This morning, I listened to Tim Ferriss interview Tyler Cowen on his podcast. Cowen detailed at great length how he cultivated a daily writing habit. The key was writing each day, no matter what. I know I seem to do this on an annual basis, but I’m going to give it a shot! My humble goal shall be to hit 500 words in each post. The topic will range widely and cover just about anything I happen to be contemplating that day.
On my mind this afternoon: I have been recently enormously glad that Bagel has taken on a new hobby! Thank God. Having been in the country for nearly three months now, she was beginning to grow restless. And despite my best efforts (taking her antique hunting, going out on walks, scraping together enough money to eat out more often, visiting art museums), she was beginning to grow increasingly moody and irritable. All the gauges on my dashboard were in the red– it was the danger zone.

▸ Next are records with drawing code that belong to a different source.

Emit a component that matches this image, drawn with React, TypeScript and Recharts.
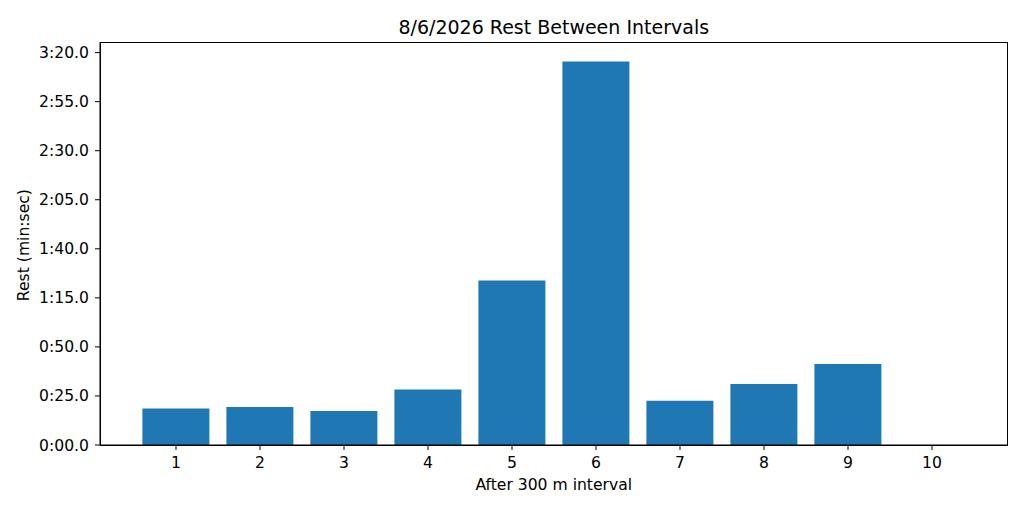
import React from 'react';
import { BarChart, Bar, XAxis, YAxis } from 'recharts';

const categories = ['1', '2', '3', '4', '5', '6', '7', '8', '9', '10'];
const restSeconds = [18.6, 19.4, 17.3, 28.3, 83.8, 195.4, 22.6, 31.1, 41.3, 0];
const yTicks = [0, 25, 50, 75, 100, 125, 150, 175, 200];

const data = categories.map((c, i) => ({ interval: c, rest: restSeconds[i] }));

const fmt = (v: number) => {
  const m = Math.floor(v / 60);
  const s = v - m * 60;
  return `${m}:${s < 10 ? '0' : ''}${s.toFixed(1)}`;
};

const FONT = '"DejaVu Sans", sans-serif';
const FS = 15.6;
const tickStyle = { fontFamily: FONT, fontSize: FS, fill: '#000' };

export default function App() {
  return (
    <div style={{ position: 'absolute', left: 0, top: 0, width: 1024, height: 512, background: '#fff', fontFamily: FONT }}>
      <div style={{ position: 'absolute', left: 100.5, width: 906.5, top: 15.7, lineHeight: 1.164, textAlign: 'center', fontSize: 19, color: '#000', whiteSpace: 'nowrap' }}>
        8/6/2026 Rest Between Intervals
      </div>
      <div style={{ position: 'absolute', left: 100.5, width: 906.5, top: 476, lineHeight: 1.164, textAlign: 'center', fontSize: FS, color: '#000', whiteSpace: 'nowrap' }}>
        After 300 m interval
      </div>
      <div style={{ position: 'absolute', left: 23.5 - 100, top: 245 - 9.1, width: 200, height: 18.2, lineHeight: '18.2px', textAlign: 'center', fontSize: FS, color: '#000', transform: 'rotate(-90deg)', whiteSpace: 'nowrap' }}>
        Rest (min:sec)
      </div>
      <BarChart width={1024} height={512} data={data} margin={{ top: 42, right: 17, bottom: 37, left: 40 }} barCategoryGap="10%">
        <XAxis
          dataKey="interval"
          height={30}
          padding={{ left: 34, right: 33 }}
          tickSize={5}
          tickMargin={7}
          tick={tickStyle}
          axisLine={{ stroke: '#000', strokeWidth: 1 }}
          tickLine={{ stroke: '#000' }}
          interval={0}
        />
        <YAxis
          width={60}
          domain={[0, 205.4]}
          ticks={yTicks}
          tickFormatter={fmt}
          tickSize={5}
          tickMargin={6}
          tick={tickStyle}
          axisLine={{ stroke: '#000', strokeWidth: 1 }}
          tickLine={{ stroke: '#000' }}
          allowDataOverflow
        />
        <Bar dataKey="rest" fill="#1f77b4" isAnimationActive={false} />
      </BarChart>
      <div style={{ position: 'absolute', left: 99.5, top: 41.5, width: 908, height: 404, boxSizing: 'border-box', border: '1px solid #000', pointerEvents: 'none' }} />
    </div>
  );
}
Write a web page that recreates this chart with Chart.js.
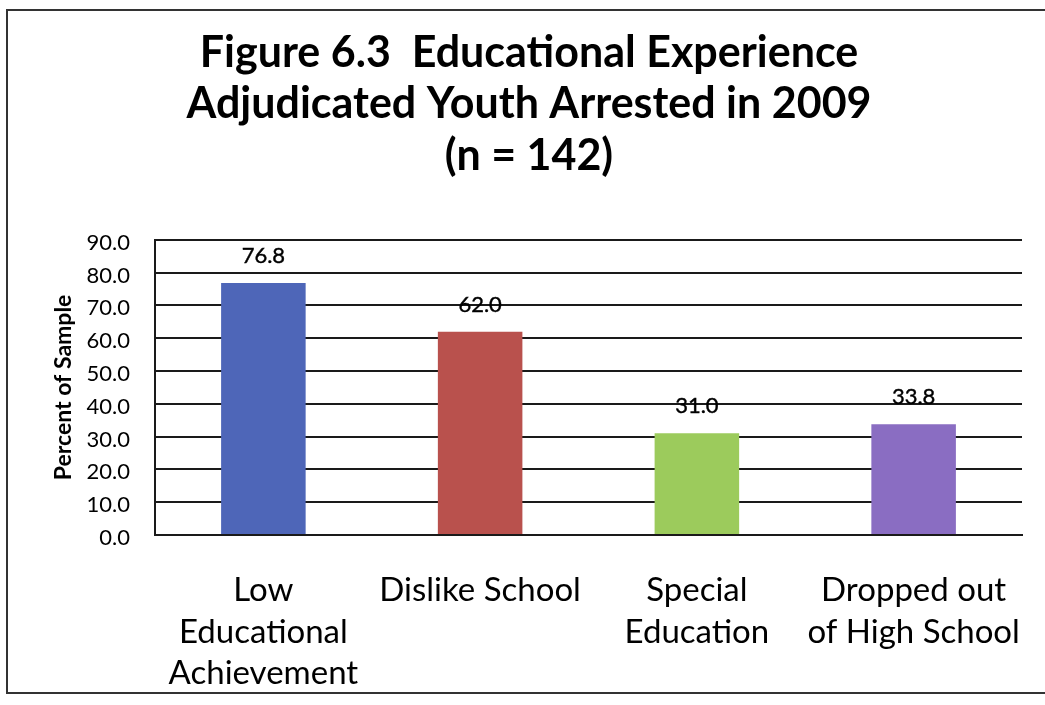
<!DOCTYPE html>
<html>
<head>
<meta charset="utf-8">
<title>Figure 6.3 Educational Experience</title>
<script src="https://cdn.jsdelivr.net/npm/chart.js@4/dist/chart.umd.min.js"></script>
<style>
  html, body { margin: 0; padding: 0; background: #ffffff; }
  #wrap { position: relative; width: 1045px; height: 705px; }
  canvas { display: block; }
</style>
</head>
<body>
<div id="wrap"><canvas id="chart" width="1045" height="705"></canvas></div>
<script>
// Chart data
const categories = [
  ['Low', 'Educational', 'Achievement'],
  ['Dislike School'],
  ['Special', 'Education'],
  ['Dropped out', 'of High School']
];
const percentOfSample = [76.8, 62.0, 31.0, 33.8];
const barColors = ['#4e66b8', '#b9514d', '#9ccb5c', '#8a6dc2'];
const titleLines = [
  'Figure 6.3  Educational Experience',
  'Adjudicated Youth Arrested in 2009',
  '(n = 142)'
];
const yAxisTitle = 'Percent of Sample';
const yMin = 0, yMax = 90, yStep = 10;

const FONT = 'Lato, "Open Sans", "Liberation Sans", sans-serif';

// Frame drawn around the whole figure
const framePlugin = {
  id: 'frame',
  beforeDraw(chart) {
    const ctx = chart.ctx;
    ctx.save();
    ctx.fillStyle = '#ffffff';
    ctx.fillRect(0, 0, chart.width, chart.height);
    ctx.strokeStyle = '#333333';
    ctx.lineWidth = 2;
    ctx.beginPath();
    ctx.moveTo(chart.width + 5, 10);
    ctx.lineTo(7, 10);
    ctx.lineTo(7, 693);
    ctx.lineTo(chart.width + 5, 693);
    ctx.stroke();
    ctx.restore();
  }
};

// Value labels above each bar
const valueLabels = {
  id: 'valueLabels',
  afterDatasetsDraw(chart) {
    const ctx = chart.ctx;
    const meta = chart.getDatasetMeta(0);
    const data = chart.data.datasets[0].data;
    ctx.save();
    ctx.font = '22px ' + FONT;
    ctx.fillStyle = '#000000';
    ctx.strokeStyle = '#000000';
    ctx.lineWidth = 0.4;
    ctx.textAlign = 'center';
    ctx.textBaseline = 'middle';
    meta.data.forEach((bar, i) => {
      const txt = Number(data[i]).toFixed(1);
      ctx.fillText(txt, bar.x, bar.y - 27);
      ctx.strokeText(txt, bar.x, bar.y - 27);
    });
    ctx.restore();
  }
};

new Chart(document.getElementById('chart'), {
  type: 'bar',
  data: {
    labels: categories,
    datasets: [{
      data: percentOfSample,
      backgroundColor: barColors,
      borderWidth: 0,
      barPercentage: 0.39,
      categoryPercentage: 1.0
    }]
  },
  options: {
    responsive: false,
    animation: false,
    devicePixelRatio: 1,
    layout: { padding: { left: 36, right: 23, top: 0, bottom: 0 } },
    plugins: {
      legend: { display: false },
      tooltip: { enabled: false },
      title: {
        display: true,
        text: titleLines,
        color: '#000000',
        font: { family: FONT, size: 43, weight: 'bold', lineHeight: 1.2 },
        padding: { top: 27, bottom: 58 }
      }
    },
    scales: {
      x: {
        grid: { display: false, drawTicks: false },
        border: { display: true, color: '#1a1a1a', width: 2 },
        ticks: {
          color: '#000000',
          font: { family: FONT, size: 33, lineHeight: 1.27 },
          padding: 34,
          maxRotation: 0,
          autoSkip: false
        },
        afterFit(scale) {
          scale.height = 170;
          scale.paddingLeft = 0;
          scale.paddingRight = 0;
        }
      },
      y: {
        min: yMin,
        max: yMax,
        grid: { color: '#1a1a1a', lineWidth: 2, drawTicks: false },
        border: { display: true, color: '#1a1a1a', width: 2 },
        ticks: {
          stepSize: yStep,
          color: '#000000',
          font: { family: FONT, size: 22 },
          padding: 25,
          labelOffset: 3,
          callback: (v) => Number(v).toFixed(1)
        },
        title: {
          display: true,
          text: yAxisTitle,
          color: '#000000',
          font: { family: FONT, size: 23, weight: 'bold' },
          padding: { top: 14, bottom: 0 }
        },
        afterFit(scale) { scale.width = 119; }
      }
    }
  },
  plugins: [framePlugin, valueLabels]
});
</script>
</body>
</html>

Luckily, The Universe intervened!
By some miraculous stroke of dumb luck, Bagel has recently found a new hobby in becoming an eBay reseller! The detailed intricacies escape me, but from what little I’ve gathered, she essentially buys some item that she can obtains cheaply either in the FB Marketplace, our local goodwill store, or elsewhere; restores it; and the resells it online on eBay. For whatever reason, this has captured her imagination and given her a new lease on life! Before she was really struggling to self-study for the TOEFL exam and it was definitely not going well. (By my observation, marshalling her energies to summon the mere will to study appeared to usually take an entire morning. And then by the time she cracked open the book, it was usually already afternoon. And then after an hour or so of study, she’d then usually go lounge on the sofa and watch Netflix or YouTube. I think the study-hours to rest-hours ratio was something like 2:1.)
Anyway, for whatever reason, reselling items on eBay has captured Bagel’s imagination and passion. And I am infinitely grateful for the development! Now that the new hobby keeps her occupied for many hours of the day, that frees me up to actually work on my day-trading bot which had been languishing.
The takeaway lesson here is that if you are in a relationship, it absolutely paramount for you to find a hobby that will sufficiently occupy your Bagel’s time, energy, and attention. It is important that everyone possesses their own hobbies and passion projects. I’ve personally never struggled at all with being bored or unfulfilled. But I think that’s largely due to the fact I’m in STEM, and specifically– I know how to program. I can code my own apps and relatively easily build entire worlds and systems. I’m not an artist but I suspected painters or musicians are blessed with a similar freedom and agency.
For everyone else out there, the act of creation is a little more difficult. If you’re not naturally interested/gifted in writing, drawing, composing, coding, or in some other creative endeavor, I suspect the burden of living becomes all that much steeper of a slog; something akin to scaling K1. I’ve discussed this with Gwen a lot and we both agree that this is why most people end up having children– it gives them a project to jointly work on so they can continue to hold their marriage together. I strongly suspect one major reason people have children is that when they’ve exhausted their individual dreams and passions (or have accepted resignation and defeat that they will never reach them), raising children is one of life’s great consolation prizes.